Novak: First quarter D will win us games

NEW YORK -- During shootaround at the Knicks' training facility Friday morning, Mike Woodson called for a brief meeting. But it didn't entail a film or strategy session to prepare for the Pacers. The Knicks' new interim head coach, who the players view as a very matter-of-fact guy, had a message for his team.

"He just came in and basically told us how good he knows we can be," Steve Novak said. "He just told us we need to focus in and we need to take advantage of this time that we have as a group like this, because you can be on a lot of teams and never really feel like you have a special group. We feel like we have a special group right now."

For Woodson, that message reigns through holding the players accountable and enforcing a sense of urgency, especially to start the game.

"Absolutely," Woodson said. "I came here for one reason and one reason only, to win a title. The only way you can do that is you've got to get to the playoffs and give yourself a chance."

That first-quarter clamp was clearly evident Wednesday night against the Trail Blazers, when the Knicks held them to 12 points, en route to a 121-79 blowout win. And it happened again tonight, as the Pacers only scored 14 points in the first quarter on 22.7 percent shooting.

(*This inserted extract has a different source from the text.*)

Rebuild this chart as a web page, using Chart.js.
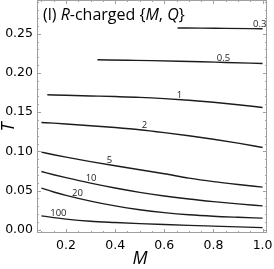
<!DOCTYPE html>
<html><head><meta charset="utf-8">
<script src="https://cdn.jsdelivr.net/npm/chart.js@4"></script>
<style>html,body{margin:0;padding:0;background:#fff;overflow:hidden}</style>
</head><body>
<canvas id="c" width="274" height="269"></canvas>
<script>
// contour levels
const levels = ['0.3', '0.5', '1', '2', '5', '10', '20', '100'];
// contour line coordinates (M, T)
const m_03 = [0.654, 0.75, 0.85, 1.0];
const t_03 = [0.2573, 0.2571, 0.2568, 0.2564];
const m_05 = [0.328, 0.45, 0.55, 0.66, 0.75, 0.85, 1.0];
const t_05 = [0.2168, 0.2162, 0.2157, 0.2150, 0.2143, 0.2134, 0.2121];
const m_1 = [0.124, 0.2, 0.3, 0.4, 0.5, 0.6, 0.7, 0.8, 0.9, 1.0];
const t_1 = [0.1722, 0.1715, 0.1707, 0.1699, 0.1689, 0.1673, 0.1652, 0.1626, 0.1595, 0.1560];
const m_full = [0.1, 0.15, 0.2, 0.3, 0.4, 0.5, 0.6, 0.7, 0.8, 0.9, 1.0];
const t_2 = [0.1369, 0.1360, 0.1350, 0.1328, 0.1304, 0.1276, 0.1240, 0.1200, 0.1155, 0.1105, 0.1050];
const t_5 = [0.0991, 0.0958, 0.0927, 0.0870, 0.0817, 0.0766, 0.0716, 0.0660, 0.0615, 0.0578, 0.0545];
const t_10 = [0.0744, 0.0703, 0.0665, 0.0595, 0.0533, 0.0478, 0.0432, 0.0393, 0.0360, 0.0331, 0.0306];
const t_20 = [0.0532, 0.0483, 0.0440, 0.0367, 0.0305, 0.0257, 0.0220, 0.0192, 0.0173, 0.0160, 0.0149];
const t_100 = [0.0179, 0.0156, 0.0137, 0.0110, 0.0094, 0.0080, 0.0068, 0.0057, 0.0047, 0.0038, 0.0029];
// tick labels
const xTickValues = [0.2, 0.4, 0.6, 0.8, 1.0];
const yTickValues = [0.00, 0.05, 0.10, 0.15, 0.20, 0.25];

const lines = [
  [m_03, t_03], [m_05, t_05], [m_1, t_1], [m_full, t_2],
  [m_full, t_5], [m_full, t_10], [m_full, t_20], [m_full, t_100]
];
const labelAtM = [0.988, 0.841, 0.662, 0.519, 0.377, 0.302, 0.247, 0.169];

const datasets = lines.map((ln, k) => ({
  label: levels[k],
  data: ln[0].map((x, i) => ({x: x, y: ln[1][i]})),
  showLine: true,
  pointRadius: 0,
  borderColor: '#1c1c1c',
  borderWidth: 1.4,
  cubicInterpolationMode: 'monotone',
  fill: false
}));

function interp(ms, ts, m) {
  for (let i = 0; i < ms.length - 1; i++) {
    if (m >= ms[i] && m <= ms[i + 1]) {
      const f = (m - ms[i]) / (ms[i + 1] - ms[i]);
      return ts[i] + f * (ts[i + 1] - ts[i]);
    }
  }
  return ts[ts.length - 1];
}

const tickFont = {family: 'DejaVu Sans', size: 12.5};

const decor = {
  id: 'decor',
  afterDatasetsDraw(chart) {
    const ctx = chart.ctx, a = chart.chartArea;
    const xs = chart.scales.x, ys = chart.scales.y;
    ctx.save();
    // contour labels
    ctx.fillStyle = '#1c1c1c';
    ctx.font = '9.5px "Open Sans"';
    ctx.textAlign = 'center';
    ctx.textBaseline = 'middle';
    lines.forEach((ln, k) => {
      const m = labelAtM[k];
      const t = interp(ln[0], ln[1], m);
      ctx.fillText(levels[k], xs.getPixelForValue(m), ys.getPixelForValue(t) - 4.5);
    });
    // frame
    ctx.strokeStyle = '#a0a0a0';
    ctx.lineWidth = 1;
    ctx.strokeRect(a.left + 0.5, a.top + 0.5, a.right - a.left - 1, a.bottom - a.top - 1);
    ctx.beginPath();
    for (let i = 2; i <= 20; i++) {
      const v = i * 0.05;
      const px = Math.round(xs.getPixelForValue(v)) + 0.5;
      const major = i % 4 === 0;
      const L = major ? 4 : 2;
      ctx.moveTo(px, a.bottom); ctx.lineTo(px, a.bottom - L);
      ctx.moveTo(px, a.top); ctx.lineTo(px, a.top + L);
    }
    for (let i = 0; i <= 29; i++) {
      const v = i * 0.01;
      const py = Math.round(ys.getPixelForValue(v)) + 0.5;
      const major = i % 5 === 0;
      const L = major ? 4 : 2;
      ctx.moveTo(a.left, py); ctx.lineTo(a.left + L, py);
      ctx.moveTo(a.right, py); ctx.lineTo(a.right - L, py);
    }
    ctx.stroke();
    // panel title
    ctx.fillStyle = '#000';
    ctx.textAlign = 'left';
    ctx.textBaseline = 'alphabetic';
    const segs = [['(l) ', false], ['R', true], ['-charged {', false], ['M', true], [', ', false], ['Q', true], ['}', false]];
    let x = 43;
    segs.forEach(s => {
      ctx.font = (s[1] ? 'italic ' : '') + '16px "Open Sans"';
      ctx.fillText(s[0], x, 20);
      x += ctx.measureText(s[0]).width;
    });
    // axis titles
    ctx.font = 'italic 18px "Open Sans"';
    ctx.textAlign = 'center';
    ctx.fillText('M', 140, 264);
    ctx.save();
    ctx.translate(14, 127);
    ctx.rotate(-Math.PI / 2);
    ctx.fillText('T', 0, 0);
    ctx.restore();
    ctx.restore();
  }
};

new Chart(document.getElementById('c'), {
  type: 'scatter',
  data: {datasets: datasets},
  options: {
    responsive: false,
    animation: false,
    layout: {padding: {left: 0, right: 7, top: 0, bottom: 0}},
    plugins: {legend: {display: false}, tooltip: {enabled: false}},
    scales: {
      x: {
        type: 'linear', min: 0.082, max: 1.018,
        afterBuildTicks: s => { s.ticks = xTickValues.map(v => ({value: v})); },
        afterFit: s => { s.height = 36; s.paddingLeft = 0; s.paddingRight = 0; },
        ticks: {callback: v => Number(v).toFixed(1), font: tickFont, color: '#000', padding: 5, maxRotation: 0, autoSkip: false},
        grid: {display: false, drawTicks: false},
        border: {display: false}
      },
      y: {
        type: 'linear', min: -0.004, max: 0.293,
        afterBuildTicks: s => { s.ticks = yTickValues.map(v => ({value: v})); },
        afterFit: s => { s.width = 37; s.paddingTop = 0; s.paddingBottom = 0; },
        ticks: {callback: v => Number(v).toFixed(2), font: tickFont, color: '#000', padding: 4, autoSkip: false},
        grid: {display: false, drawTicks: false},
        border: {display: false}
      }
    }
  },
  plugins: [decor]
});
</script>
</body></html>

"All year, our goal was to take teams and hold them to 25 points or less," said Woodson, referring to the opening period.

The Knicks' shutdown D started on the block with Tyson Chandler's (once again) one-on-one defense on the opposing big man. This time, it was All-Star center Roy Hibbert, who finished with only four points and three rebounds. His season averages are 12.8 points and 9.2 rebounds per game. Amare Stoudemire and Carmelo Anthony's frontcourt help defense was also huge, and it painted a picture that when those two superstars want to man up on the opposition, they can. They just haven't been doing it consistently this season.

Speaking of Anthony, he added the next layer of effective first-quarter defense -- this time from the outside, guarding one of the best swingmen in the game, Danny Granger. Melo was all over Granger and his lack of penetration enabled the Knicks' rotations to be one step ahead of the Pacers' passing. Granger only had nine points on 4-for-15 shooting, and his season average is 18.0.

"I think you can tell tonight was different," Novak said. "Tyson and those guys set the tone. I think if we do that every first quarter, I think we'll win most games. That's for sure what's making us tick right now with us being successful."

What was also crucial to the Knicks jumping out on a 24-14 first-quarter lead was their defensive traps on Pacers point guard Darren Collison. In fact, the Knicks even executed full-court defensive pressure on Collison a couple of times, mostly orchestrated by Jeremy Lin and Baron Davis with assistance from Jared Jeffries.

One on play toward the end of the first quarter, Davis picked up Pacers point guard Collison full court and Jeffries joined him with a moving defensive trap. It was an unusual Knicks' maneuver, but it forced Collison to make a difficult pass beyond midcourt. Then, Jeffries sprinted back fast enough to block Hibbert's layup with 3:25 remaining. It was the kind of the effort the Knicks displayed all evening.

"We want to be able to bring our energy and use our depth, and that's one of the ways that we can do that," Lin told ESPNNewYork.com, referring to the full-court traps. "It's to wear opponents down, especially Jared. I've never seen a guy do it like him, chasing Collison around, the point guard, and then coming back and blocking the shot. That was unbelievable. I mean, when you have someone who can do that, why not?"

Novak said to expect more of that kind of full-court pressure early in the game, especially because the team fed off the extra energy tonight and translated it to the offensive end.

"I think one of our new approaches is really making our defense felt very much, being aggressive, maybe a little over aggressive just to be felt by the other team," he said. "I think we've responded well to it and I think it's helped us. I think just the confidence of knowing like if you're a little over aggressive, it's fine."

One of the biggest reasons the Knicks can apply that kind of defense their depth, which is exactly what Woodson utilized early in the game. In fact, in the first quarter he played 10 guys.

"It definitely helps because you always have fresh legs," Chandler said. "Coach is doing a good job of watching guys and if he sees any signs of guys letting up or getting a little fatigued, he's changing it up."

While Chandler was surprised and saddened to see Mike D'Antoni step down on Wednesday, he knows that change is sometimes good for a team. And so far, there's no doubting after two games, both wins, where the change is mostly coming from and having a major impact on the Knicks: in the first quarter.

"Unfortunately, sometimes it takes something dramatic to open up guys' eyes," he said. "And I think guys now are responding to everything that has happened. Now we're trying to make a positive out of negative."